▼

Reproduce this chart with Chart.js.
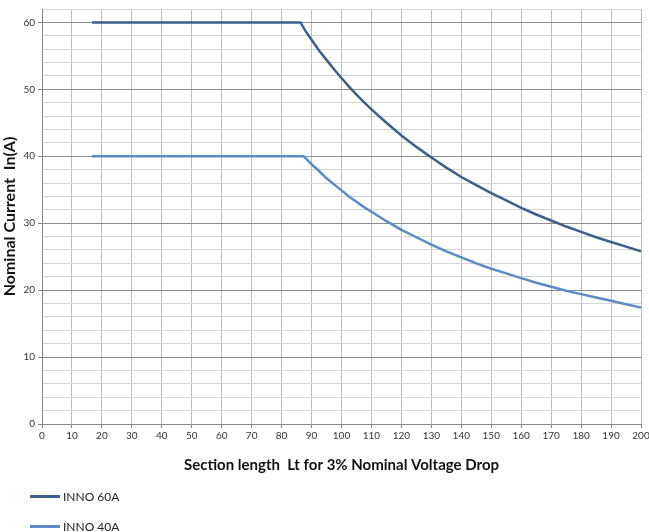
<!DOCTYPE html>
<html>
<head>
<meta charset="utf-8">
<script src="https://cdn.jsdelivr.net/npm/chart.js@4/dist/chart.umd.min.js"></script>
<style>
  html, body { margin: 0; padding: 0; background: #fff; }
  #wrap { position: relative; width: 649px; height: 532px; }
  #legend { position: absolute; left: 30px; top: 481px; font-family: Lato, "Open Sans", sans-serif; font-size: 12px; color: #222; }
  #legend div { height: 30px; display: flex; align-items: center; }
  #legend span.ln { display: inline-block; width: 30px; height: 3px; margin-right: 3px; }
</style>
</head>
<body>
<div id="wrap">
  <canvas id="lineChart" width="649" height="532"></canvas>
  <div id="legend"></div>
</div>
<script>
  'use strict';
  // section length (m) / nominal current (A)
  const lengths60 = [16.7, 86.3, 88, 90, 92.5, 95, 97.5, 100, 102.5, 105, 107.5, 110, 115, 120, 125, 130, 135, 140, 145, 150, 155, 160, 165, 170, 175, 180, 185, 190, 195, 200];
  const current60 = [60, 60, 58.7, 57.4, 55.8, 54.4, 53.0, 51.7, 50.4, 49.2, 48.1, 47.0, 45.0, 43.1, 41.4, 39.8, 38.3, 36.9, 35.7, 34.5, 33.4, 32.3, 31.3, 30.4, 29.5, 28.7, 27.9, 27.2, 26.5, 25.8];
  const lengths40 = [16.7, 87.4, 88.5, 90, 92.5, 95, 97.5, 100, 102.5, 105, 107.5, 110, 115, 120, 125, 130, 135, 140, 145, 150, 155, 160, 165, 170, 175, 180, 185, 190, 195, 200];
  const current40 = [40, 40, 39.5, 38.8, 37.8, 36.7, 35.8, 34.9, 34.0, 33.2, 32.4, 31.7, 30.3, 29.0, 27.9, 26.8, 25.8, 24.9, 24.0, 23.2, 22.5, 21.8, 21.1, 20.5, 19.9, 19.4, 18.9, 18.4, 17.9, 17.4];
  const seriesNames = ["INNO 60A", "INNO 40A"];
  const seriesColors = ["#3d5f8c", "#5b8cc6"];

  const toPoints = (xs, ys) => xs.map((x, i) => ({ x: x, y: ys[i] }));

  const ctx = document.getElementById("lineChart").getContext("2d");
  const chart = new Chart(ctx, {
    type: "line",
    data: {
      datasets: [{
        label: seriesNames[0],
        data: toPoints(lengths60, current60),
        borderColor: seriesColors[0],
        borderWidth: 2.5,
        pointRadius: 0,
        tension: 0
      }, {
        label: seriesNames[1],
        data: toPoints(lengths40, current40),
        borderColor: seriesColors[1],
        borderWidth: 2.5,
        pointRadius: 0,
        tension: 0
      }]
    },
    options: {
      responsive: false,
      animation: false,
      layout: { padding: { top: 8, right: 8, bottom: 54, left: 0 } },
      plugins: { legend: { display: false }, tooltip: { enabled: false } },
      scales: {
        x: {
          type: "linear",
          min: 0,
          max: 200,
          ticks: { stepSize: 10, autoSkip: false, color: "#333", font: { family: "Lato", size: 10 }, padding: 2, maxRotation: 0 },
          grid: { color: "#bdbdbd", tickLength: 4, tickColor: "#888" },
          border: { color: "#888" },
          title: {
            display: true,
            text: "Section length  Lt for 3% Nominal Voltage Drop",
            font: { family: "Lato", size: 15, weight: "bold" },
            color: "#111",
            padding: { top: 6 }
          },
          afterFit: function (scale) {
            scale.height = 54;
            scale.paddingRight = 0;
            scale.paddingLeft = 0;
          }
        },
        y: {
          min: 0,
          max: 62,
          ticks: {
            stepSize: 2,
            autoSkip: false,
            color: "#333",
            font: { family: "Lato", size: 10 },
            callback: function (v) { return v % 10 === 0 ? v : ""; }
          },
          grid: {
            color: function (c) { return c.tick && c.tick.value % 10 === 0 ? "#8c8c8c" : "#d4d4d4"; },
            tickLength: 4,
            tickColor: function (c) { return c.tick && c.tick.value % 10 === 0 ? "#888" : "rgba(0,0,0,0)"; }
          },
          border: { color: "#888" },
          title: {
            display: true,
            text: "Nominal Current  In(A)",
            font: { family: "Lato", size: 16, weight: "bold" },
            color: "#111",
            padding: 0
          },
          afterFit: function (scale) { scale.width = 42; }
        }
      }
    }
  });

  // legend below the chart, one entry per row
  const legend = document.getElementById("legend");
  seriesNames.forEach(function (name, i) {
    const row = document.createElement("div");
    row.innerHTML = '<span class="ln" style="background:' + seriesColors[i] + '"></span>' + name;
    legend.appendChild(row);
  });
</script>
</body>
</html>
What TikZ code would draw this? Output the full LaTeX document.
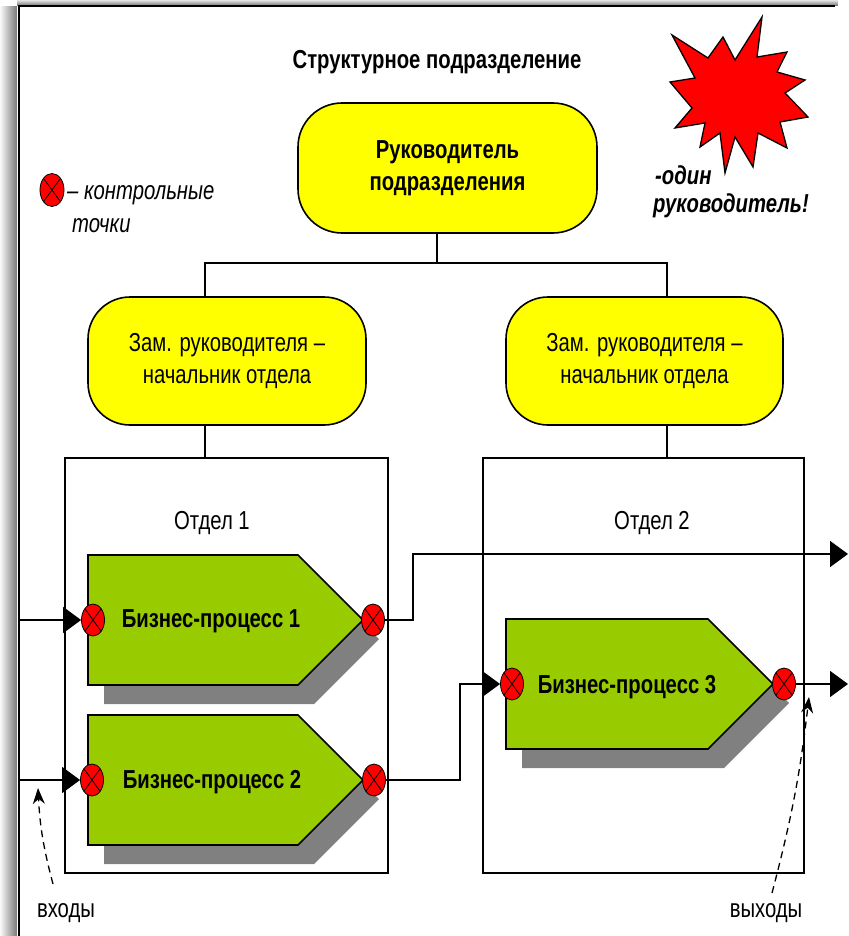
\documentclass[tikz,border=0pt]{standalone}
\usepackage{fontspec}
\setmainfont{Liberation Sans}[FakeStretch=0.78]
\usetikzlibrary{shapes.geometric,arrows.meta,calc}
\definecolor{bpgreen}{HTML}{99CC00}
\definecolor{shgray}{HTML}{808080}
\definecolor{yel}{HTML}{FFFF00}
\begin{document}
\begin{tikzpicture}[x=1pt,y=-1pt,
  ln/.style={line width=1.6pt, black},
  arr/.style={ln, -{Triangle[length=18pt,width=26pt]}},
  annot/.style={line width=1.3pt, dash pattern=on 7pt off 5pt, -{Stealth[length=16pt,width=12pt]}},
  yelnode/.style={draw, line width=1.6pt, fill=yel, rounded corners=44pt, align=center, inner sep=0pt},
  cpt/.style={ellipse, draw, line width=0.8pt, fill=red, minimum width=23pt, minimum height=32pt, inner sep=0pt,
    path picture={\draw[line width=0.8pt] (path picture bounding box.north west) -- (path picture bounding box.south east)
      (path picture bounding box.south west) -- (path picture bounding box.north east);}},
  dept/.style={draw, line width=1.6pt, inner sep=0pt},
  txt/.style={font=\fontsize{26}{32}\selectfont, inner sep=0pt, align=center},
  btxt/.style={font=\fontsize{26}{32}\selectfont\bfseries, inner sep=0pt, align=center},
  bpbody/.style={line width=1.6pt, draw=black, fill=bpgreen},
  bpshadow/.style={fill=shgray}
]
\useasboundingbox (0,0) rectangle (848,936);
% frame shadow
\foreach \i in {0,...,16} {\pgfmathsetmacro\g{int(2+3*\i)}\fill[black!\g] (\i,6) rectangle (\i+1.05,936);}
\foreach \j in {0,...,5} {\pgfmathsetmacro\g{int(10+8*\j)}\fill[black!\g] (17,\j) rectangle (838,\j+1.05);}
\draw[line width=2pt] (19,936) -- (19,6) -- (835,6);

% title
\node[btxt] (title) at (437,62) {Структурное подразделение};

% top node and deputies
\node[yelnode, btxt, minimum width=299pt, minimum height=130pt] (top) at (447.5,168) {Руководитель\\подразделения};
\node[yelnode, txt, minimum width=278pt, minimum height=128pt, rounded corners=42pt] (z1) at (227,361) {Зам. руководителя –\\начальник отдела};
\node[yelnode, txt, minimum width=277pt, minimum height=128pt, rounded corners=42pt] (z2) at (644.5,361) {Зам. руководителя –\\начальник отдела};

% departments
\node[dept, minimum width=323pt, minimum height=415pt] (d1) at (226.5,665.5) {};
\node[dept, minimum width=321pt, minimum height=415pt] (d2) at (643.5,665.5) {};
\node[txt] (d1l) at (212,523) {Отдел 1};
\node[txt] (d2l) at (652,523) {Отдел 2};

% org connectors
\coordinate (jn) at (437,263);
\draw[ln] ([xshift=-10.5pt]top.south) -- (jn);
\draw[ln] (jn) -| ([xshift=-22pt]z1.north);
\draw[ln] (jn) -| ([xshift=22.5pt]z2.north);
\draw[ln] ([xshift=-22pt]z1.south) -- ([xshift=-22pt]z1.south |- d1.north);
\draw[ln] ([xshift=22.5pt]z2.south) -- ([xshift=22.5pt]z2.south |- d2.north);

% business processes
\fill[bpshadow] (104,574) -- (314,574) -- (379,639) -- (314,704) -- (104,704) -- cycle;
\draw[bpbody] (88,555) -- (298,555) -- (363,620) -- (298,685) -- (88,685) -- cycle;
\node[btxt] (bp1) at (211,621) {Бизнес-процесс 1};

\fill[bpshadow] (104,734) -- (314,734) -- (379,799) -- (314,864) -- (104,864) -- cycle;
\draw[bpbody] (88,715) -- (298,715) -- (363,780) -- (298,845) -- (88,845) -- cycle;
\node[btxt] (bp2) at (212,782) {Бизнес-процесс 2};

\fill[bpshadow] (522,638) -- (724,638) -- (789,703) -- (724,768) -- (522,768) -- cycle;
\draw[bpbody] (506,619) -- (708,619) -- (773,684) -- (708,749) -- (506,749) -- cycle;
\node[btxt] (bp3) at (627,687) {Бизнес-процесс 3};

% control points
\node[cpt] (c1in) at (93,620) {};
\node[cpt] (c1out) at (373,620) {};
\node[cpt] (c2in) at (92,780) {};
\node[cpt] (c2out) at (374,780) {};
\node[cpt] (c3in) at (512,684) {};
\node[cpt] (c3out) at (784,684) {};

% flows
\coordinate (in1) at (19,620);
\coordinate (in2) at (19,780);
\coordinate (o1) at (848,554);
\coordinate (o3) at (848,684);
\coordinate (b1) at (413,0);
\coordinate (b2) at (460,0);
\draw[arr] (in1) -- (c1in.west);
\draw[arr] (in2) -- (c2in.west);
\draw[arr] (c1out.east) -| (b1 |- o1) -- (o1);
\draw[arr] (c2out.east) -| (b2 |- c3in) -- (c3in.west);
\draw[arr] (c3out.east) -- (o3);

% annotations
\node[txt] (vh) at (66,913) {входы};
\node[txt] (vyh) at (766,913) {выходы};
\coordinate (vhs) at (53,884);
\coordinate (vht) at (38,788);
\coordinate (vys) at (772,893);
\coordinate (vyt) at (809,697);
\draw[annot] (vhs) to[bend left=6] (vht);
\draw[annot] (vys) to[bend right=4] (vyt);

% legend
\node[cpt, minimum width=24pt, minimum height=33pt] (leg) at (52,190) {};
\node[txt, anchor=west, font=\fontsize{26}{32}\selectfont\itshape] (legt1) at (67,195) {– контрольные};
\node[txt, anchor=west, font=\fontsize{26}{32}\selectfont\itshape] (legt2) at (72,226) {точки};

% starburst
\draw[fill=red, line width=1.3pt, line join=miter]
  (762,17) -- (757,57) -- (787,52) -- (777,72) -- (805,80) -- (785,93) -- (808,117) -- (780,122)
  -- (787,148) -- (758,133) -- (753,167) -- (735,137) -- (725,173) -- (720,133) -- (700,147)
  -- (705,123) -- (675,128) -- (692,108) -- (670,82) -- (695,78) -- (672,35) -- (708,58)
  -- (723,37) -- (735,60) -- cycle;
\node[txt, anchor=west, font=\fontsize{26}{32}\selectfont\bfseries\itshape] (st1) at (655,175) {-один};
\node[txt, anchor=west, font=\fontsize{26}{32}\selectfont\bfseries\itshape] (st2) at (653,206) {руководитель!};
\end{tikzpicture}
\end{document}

▲

**Requirements:** Tally up the lines in the records that contain the word "this" and give only the total.

**Result of the exercise:** 2